Thanks to an article by Dave Barry, we refer to Submissive Urination as the “Wee Wee of Joy” in the Mielziner home. You’ve probably encountered it at some time. Coming home, your dog approaches, tail wagging furiously, submissive posture and suddenly, your shoes feel warm and wet. Oh, Boy…you’ve been spritzed by the Wee Wee of Joy.

Submissive Urination is one of the top ten behavior problems reported by dog owners and is often the reason dogs are surrendered to shelters and rescue groups. It is reported so often as a housetraining problem that it’s a good idea to first determine if it is actually the Wee Wee of Joy. It is not a lack of housetraining. That little squirt of urine is actually an offer of appeasement. The dog is trying to communicate that, “Hey, it’s your world, please don’t hurt me during the greeting.”

While some dogs never let loose at all, Submissive Urination is almost a given in some breeds, such as Old English Sheepdogs. Certain people have a stronger stimulus package to a dog and hence, find their shoes soaked more frequently. The Wee Wee of Joy happens most often on greeting, but can happen in any encounter. It usually decreases on it’s own by age two, but if not, help can still be sought and a good outcome is possible.

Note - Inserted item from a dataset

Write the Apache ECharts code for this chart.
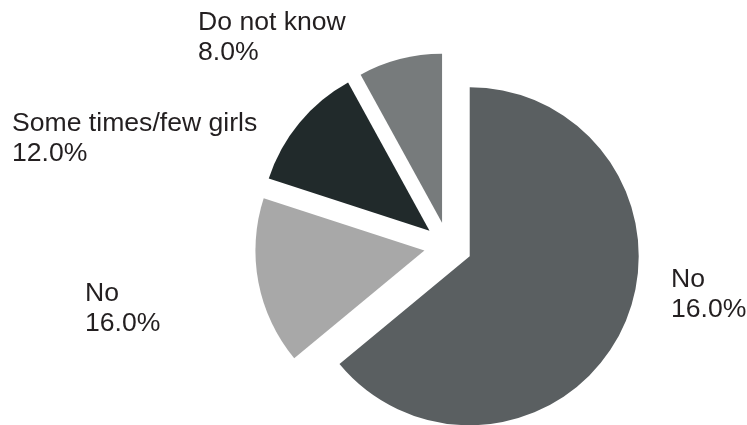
<!DOCTYPE html>
<html>
<head>
<meta charset="utf-8">
<script src="https://cdn.jsdelivr.net/npm/echarts@6/dist/echarts.min.js"></script>
<style>
html,body{margin:0;padding:0;background:#fff;}
#chart{width:747px;height:425px;}
</style>
</head>
<body>
<div id="chart"></div>
<script>
// Data
var categories = ["No", "No", "Some times/few girls", "Do not know"];
var values = [64, 16, 12, 8];
var shownPercents = ["16.0%", "16.0%", "12.0%", "8.0%"];

// Styles
var colors = ["#5a5f61", "#a8a8a8", "#212a2b", "#777b7c"];
var labelPos = [[671, 265], [85, 279], [12, 109], [198, 8]];

var chart = echarts.init(document.getElementById('chart'), null, {renderer: 'canvas'});
chart.setOption({
  animation: false,
  backgroundColor: '#ffffff',
  graphic: categories.map(function (c, i) {
    return {
      type: 'text',
      left: labelPos[i][0],
      top: labelPos[i][1],
      silent: true,
      style: {
        text: c + '\n' + shownPercents[i],
        fontFamily: 'Liberation Sans, Arial, sans-serif',
        fontSize: 26.6,
        lineHeight: 30,
        fill: '#231f20',
        align: 'left',
        verticalAlign: 'top'
      }
    };
  }),
  series: [{
    type: 'pie',
    center: [448, 246],
    radius: 169,
    startAngle: 90,
    clockwise: true,
    selectedMode: 'multiple',
    selectedOffset: 24,
    emphasis: {disabled: true},
    silent: true,
    label: {show: false},
    labelLine: {show: false},
    data: categories.map(function (c, i) {
      return {name: c, value: values[i], selected: true, itemStyle: {color: colors[i]}};
    })
  }]
});
</script>
</body>
</html>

What to do about the Wee Wee of Joy? First, NEVER punish it. Remember, the dog is programmed by nature to communicate like a dog, not a human. He has no control over this behavior and even shrieking, “Eeeewww, that’s so gross!” just makes it worse.

Often, owners are so frustrated by this behavior that by the time they report it to a behaviorist, great damage has already been done to the human animal bond. The owner has reacted in anger and the dog has lost confidence that the owner can be appeased and is now quite anxious on greetings. All members of the family must understand that punishment of any kind is counterproductive.

Managing the Wee Wee of Joy during retraining is crucial to outcome. Sometimes working around the problem is all that is needed. Provide owners a reasonable alternative by quietly bringing the dog outside before greeting. A handy leash kept near the door or in a purse can be used for this purpose. Ignore the dog, keep body language neutral and quietly snap on the lead and take the little squirter out. A few inexpensive, washable throw rugs can be placed near the door. Wait until the bladder is flatter to do the Mommy’s Home! routine. Quietly go about cleaning up the spills without complaints that the dog will only interpret as more reason to appease the alpha with more and bigger puddles.

Obedience and/or agility training are great to increase confidence in the dog as well as teach the owner to more effectively communicate with the dog. Well-trained dogs are usually more confident in social situations and see less need for appeasement. Remember, aversive techniques will only increase the anxiety and paper towel bill.

Exposing the dog to many new situations and people will also increase confidence. Make sure that these are positive encounters by asking the people to give your dog a small treat. Have the volunteers hold a neutral body posture, don’t make eye contact and speak quietly.

Good luck and may you need no more paper towels for The Wee Wee of Joy. Thanks, Dave.